Short exercise | Repeat the entries that follow verbatim, without any of their pictures.

Extracted information |
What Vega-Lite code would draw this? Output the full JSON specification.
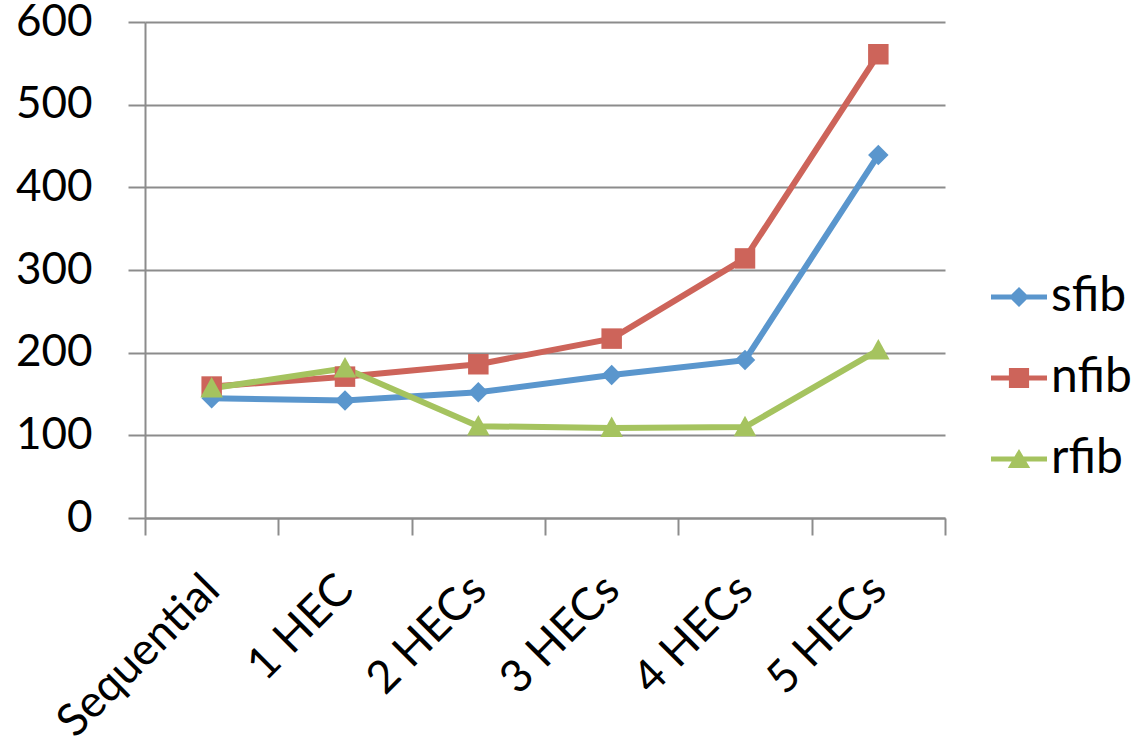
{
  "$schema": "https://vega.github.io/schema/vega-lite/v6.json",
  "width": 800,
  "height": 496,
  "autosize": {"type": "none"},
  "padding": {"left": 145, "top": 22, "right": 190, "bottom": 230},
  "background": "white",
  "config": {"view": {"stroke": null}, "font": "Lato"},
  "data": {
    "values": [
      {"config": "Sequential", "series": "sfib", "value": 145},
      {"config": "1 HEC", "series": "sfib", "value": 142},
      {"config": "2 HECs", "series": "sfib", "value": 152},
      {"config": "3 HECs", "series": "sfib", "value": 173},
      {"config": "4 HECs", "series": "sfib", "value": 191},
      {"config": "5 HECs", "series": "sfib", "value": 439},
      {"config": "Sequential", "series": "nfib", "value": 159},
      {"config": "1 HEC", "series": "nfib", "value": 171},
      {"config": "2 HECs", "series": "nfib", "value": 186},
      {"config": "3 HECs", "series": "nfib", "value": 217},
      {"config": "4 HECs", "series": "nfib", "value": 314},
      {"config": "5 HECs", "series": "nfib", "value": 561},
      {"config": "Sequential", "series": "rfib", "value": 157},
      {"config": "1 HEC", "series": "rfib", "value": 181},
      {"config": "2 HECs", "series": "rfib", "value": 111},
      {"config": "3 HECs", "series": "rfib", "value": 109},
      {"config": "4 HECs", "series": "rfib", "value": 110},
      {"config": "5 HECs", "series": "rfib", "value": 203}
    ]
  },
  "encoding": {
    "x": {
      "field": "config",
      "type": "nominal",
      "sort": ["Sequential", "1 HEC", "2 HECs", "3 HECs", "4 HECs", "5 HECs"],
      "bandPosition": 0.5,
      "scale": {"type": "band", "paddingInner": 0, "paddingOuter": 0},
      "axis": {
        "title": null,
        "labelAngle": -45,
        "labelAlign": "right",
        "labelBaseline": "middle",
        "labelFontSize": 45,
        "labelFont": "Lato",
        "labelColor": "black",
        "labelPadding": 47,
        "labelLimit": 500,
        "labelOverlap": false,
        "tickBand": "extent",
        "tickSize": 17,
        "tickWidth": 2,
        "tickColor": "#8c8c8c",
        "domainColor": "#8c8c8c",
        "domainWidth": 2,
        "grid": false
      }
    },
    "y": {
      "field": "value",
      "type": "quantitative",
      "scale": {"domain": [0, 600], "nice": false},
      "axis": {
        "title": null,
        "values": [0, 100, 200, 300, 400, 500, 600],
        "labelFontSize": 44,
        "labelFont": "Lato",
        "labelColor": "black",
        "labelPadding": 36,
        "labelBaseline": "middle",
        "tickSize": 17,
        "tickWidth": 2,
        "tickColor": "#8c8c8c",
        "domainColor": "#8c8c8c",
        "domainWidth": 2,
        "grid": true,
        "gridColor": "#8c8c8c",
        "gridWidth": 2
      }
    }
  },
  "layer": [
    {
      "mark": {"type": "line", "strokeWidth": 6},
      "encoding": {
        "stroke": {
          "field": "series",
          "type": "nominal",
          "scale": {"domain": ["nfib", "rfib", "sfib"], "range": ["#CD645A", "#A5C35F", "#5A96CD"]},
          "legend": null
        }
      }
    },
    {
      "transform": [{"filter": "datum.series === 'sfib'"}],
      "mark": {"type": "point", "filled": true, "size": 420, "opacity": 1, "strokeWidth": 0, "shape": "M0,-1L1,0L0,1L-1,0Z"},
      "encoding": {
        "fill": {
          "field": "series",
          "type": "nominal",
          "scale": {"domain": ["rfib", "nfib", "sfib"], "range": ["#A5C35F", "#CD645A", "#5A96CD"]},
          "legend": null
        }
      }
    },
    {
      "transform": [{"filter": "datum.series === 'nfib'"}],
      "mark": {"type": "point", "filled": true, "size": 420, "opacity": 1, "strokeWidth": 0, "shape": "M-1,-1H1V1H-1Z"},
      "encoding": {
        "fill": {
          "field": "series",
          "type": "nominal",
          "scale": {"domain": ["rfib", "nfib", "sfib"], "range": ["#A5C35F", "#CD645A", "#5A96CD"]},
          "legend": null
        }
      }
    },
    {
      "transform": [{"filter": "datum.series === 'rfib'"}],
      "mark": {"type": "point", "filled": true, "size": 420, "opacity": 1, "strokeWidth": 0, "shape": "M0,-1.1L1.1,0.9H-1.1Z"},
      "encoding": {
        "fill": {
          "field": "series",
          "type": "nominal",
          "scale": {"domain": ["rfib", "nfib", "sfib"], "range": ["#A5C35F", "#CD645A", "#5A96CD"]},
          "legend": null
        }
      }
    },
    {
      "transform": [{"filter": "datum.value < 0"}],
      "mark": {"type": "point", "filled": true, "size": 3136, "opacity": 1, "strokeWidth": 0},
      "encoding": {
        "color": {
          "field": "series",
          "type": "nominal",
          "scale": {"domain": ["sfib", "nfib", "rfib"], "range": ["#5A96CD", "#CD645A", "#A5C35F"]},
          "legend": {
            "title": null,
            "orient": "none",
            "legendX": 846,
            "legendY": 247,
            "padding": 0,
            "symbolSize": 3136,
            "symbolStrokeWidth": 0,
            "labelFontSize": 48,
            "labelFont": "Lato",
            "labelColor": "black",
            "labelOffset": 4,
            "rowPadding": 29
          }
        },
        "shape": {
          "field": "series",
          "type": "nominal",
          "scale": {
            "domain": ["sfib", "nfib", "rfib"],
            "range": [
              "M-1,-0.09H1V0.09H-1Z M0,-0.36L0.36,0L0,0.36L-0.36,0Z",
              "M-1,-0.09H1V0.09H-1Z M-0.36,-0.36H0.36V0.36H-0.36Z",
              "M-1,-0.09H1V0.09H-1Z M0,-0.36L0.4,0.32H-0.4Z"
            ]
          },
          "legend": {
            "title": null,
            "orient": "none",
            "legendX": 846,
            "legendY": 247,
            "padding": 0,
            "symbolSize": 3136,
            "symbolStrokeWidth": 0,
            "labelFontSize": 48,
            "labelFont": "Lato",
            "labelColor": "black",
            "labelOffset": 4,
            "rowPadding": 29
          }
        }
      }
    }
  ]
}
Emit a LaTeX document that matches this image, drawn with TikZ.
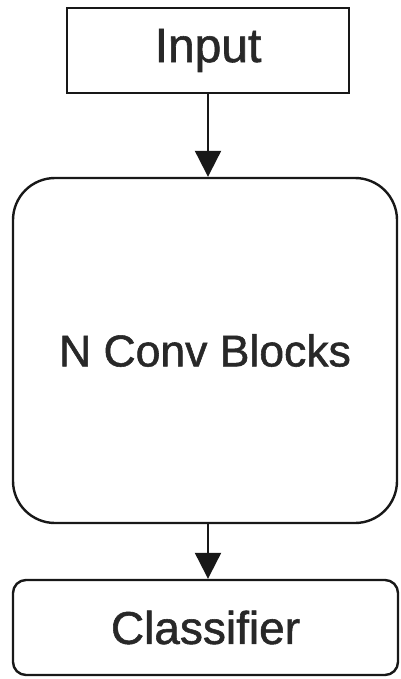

Task response |
What Vega-Lite code would draw this? Output the full JSON specification.
{
  "$schema": "https://vega.github.io/schema/vega-lite/v6.json",
  "width": 800,
  "height": 496,
  "autosize": {"type": "none"},
  "padding": {"left": 145, "top": 22, "right": 190, "bottom": 230},
  "background": "white",
  "config": {"view": {"stroke": null}, "font": "Lato"},
  "data": {
    "values": [
      {"config": "Sequential", "series": "sfib", "value": 145},
      {"config": "1 HEC", "series": "sfib", "value": 142},
      {"config": "2 HECs", "series": "sfib", "value": 152},
      {"config": "3 HECs", "series": "sfib", "value": 173},
      {"config": "4 HECs", "series": "sfib", "value": 191},
      {"config": "5 HECs", "series": "sfib", "value": 439},
      {"config": "Sequential", "series": "nfib", "value": 159},
      {"config": "1 HEC", "series": "nfib", "value": 171},
      {"config": "2 HECs", "series": "nfib", "value": 186},
      {"config": "3 HECs", "series": "nfib", "value": 217},
      {"config": "4 HECs", "series": "nfib", "value": 314},
      {"config": "5 HECs", "series": "nfib", "value": 561},
      {"config": "Sequential", "series": "rfib", "value": 157},
      {"config": "1 HEC", "series": "rfib", "value": 181},
      {"config": "2 HECs", "series": "rfib", "value": 111},
      {"config": "3 HECs", "series": "rfib", "value": 109},
      {"config": "4 HECs", "series": "rfib", "value": 110},
      {"config": "5 HECs", "series": "rfib", "value": 203}
    ]
  },
  "encoding": {
    "x": {
      "field": "config",
      "type": "nominal",
      "sort": ["Sequential", "1 HEC", "2 HECs", "3 HECs", "4 HECs", "5 HECs"],
      "bandPosition": 0.5,
      "scale": {"type": "band", "paddingInner": 0, "paddingOuter": 0},
      "axis": {
        "title": null,
        "labelAngle": -45,
        "labelAlign": "right",
        "labelBaseline": "middle",
        "labelFontSize": 45,
        "labelFont": "Lato",
        "labelColor": "black",
        "labelPadding": 47,
        "labelLimit": 500,
        "labelOverlap": false,
        "tickBand": "extent",
        "tickSize": 17,
        "tickWidth": 2,
        "tickColor": "#8c8c8c",
        "domainColor": "#8c8c8c",
        "domainWidth": 2,
        "grid": false
      }
    },
    "y": {
      "field": "value",
      "type": "quantitative",
      "scale": {"domain": [0, 600], "nice": false},
      "axis": {
        "title": null,
        "values": [0, 100, 200, 300, 400, 500, 600],
        "labelFontSize": 44,
        "labelFont": "Lato",
        "labelColor": "black",
        "labelPadding": 36,
        "labelBaseline": "middle",
        "tickSize": 17,
        "tickWidth": 2,
        "tickColor": "#8c8c8c",
        "domainColor": "#8c8c8c",
        "domainWidth": 2,
        "grid": true,
        "gridColor": "#8c8c8c",
        "gridWidth": 2
      }
    }
  },
  "layer": [
    {
      "mark": {"type": "line", "strokeWidth": 6},
      "encoding": {
        "stroke": {
          "field": "series",
          "type": "nominal",
          "scale": {"domain": ["nfib", "rfib", "sfib"], "range": ["#CD645A", "#A5C35F", "#5A96CD"]},
          "legend": null
        }
      }
    },
    {
      "transform": [{"filter": "datum.series === 'sfib'"}],
      "mark": {"type": "point", "filled": true, "size": 420, "opacity": 1, "strokeWidth": 0, "shape": "M0,-1L1,0L0,1L-1,0Z"},
      "encoding": {
        "fill": {
          "field": "series",
          "type": "nominal",
          "scale": {"domain": ["rfib", "nfib", "sfib"], "range": ["#A5C35F", "#CD645A", "#5A96CD"]},
          "legend": null
        }
      }
    },
    {
      "transform": [{"filter": "datum.series === 'nfib'"}],
      "mark": {"type": "point", "filled": true, "size": 420, "opacity": 1, "strokeWidth": 0, "shape": "M-1,-1H1V1H-1Z"},
      "encoding": {
        "fill": {
          "field": "series",
          "type": "nominal",
          "scale": {"domain": ["rfib", "nfib", "sfib"], "range": ["#A5C35F", "#CD645A", "#5A96CD"]},
          "legend": null
        }
      }
    },
    {
      "transform": [{"filter": "datum.series === 'rfib'"}],
      "mark": {"type": "point", "filled": true, "size": 420, "opacity": 1, "strokeWidth": 0, "shape": "M0,-1.1L1.1,0.9H-1.1Z"},
      "encoding": {
        "fill": {
          "field": "series",
          "type": "nominal",
          "scale": {"domain": ["rfib", "nfib", "sfib"], "range": ["#A5C35F", "#CD645A", "#5A96CD"]},
          "legend": null
        }
      }
    },
    {
      "transform": [{"filter": "datum.value < 0"}],
      "mark": {"type": "point", "filled": true, "size": 3136, "opacity": 1, "strokeWidth": 0},
      "encoding": {
        "color": {
          "field": "series",
          "type": "nominal",
          "scale": {"domain": ["sfib", "nfib", "rfib"], "range": ["#5A96CD", "#CD645A", "#A5C35F"]},
          "legend": {
            "title": null,
            "orient": "none",
            "legendX": 846,
            "legendY": 247,
            "padding": 0,
            "symbolSize": 3136,
            "symbolStrokeWidth": 0,
            "labelFontSize": 48,
            "labelFont": "Lato",
            "labelColor": "black",
            "labelOffset": 4,
            "rowPadding": 29
          }
        },
        "shape": {
          "field": "series",
          "type": "nominal",
          "scale": {
            "domain": ["sfib", "nfib", "rfib"],
            "range": [
              "M-1,-0.09H1V0.09H-1Z M0,-0.36L0.36,0L0,0.36L-0.36,0Z",
              "M-1,-0.09H1V0.09H-1Z M-0.36,-0.36H0.36V0.36H-0.36Z",
              "M-1,-0.09H1V0.09H-1Z M0,-0.36L0.4,0.32H-0.4Z"
            ]
          },
          "legend": {
            "title": null,
            "orient": "none",
            "legendX": 846,
            "legendY": 247,
            "padding": 0,
            "symbolSize": 3136,
            "symbolStrokeWidth": 0,
            "labelFontSize": 48,
            "labelFont": "Lato",
            "labelColor": "black",
            "labelOffset": 4,
            "rowPadding": 29
          }
        }
      }
    }
  ]
}
Emit a LaTeX document that matches this image, drawn with TikZ.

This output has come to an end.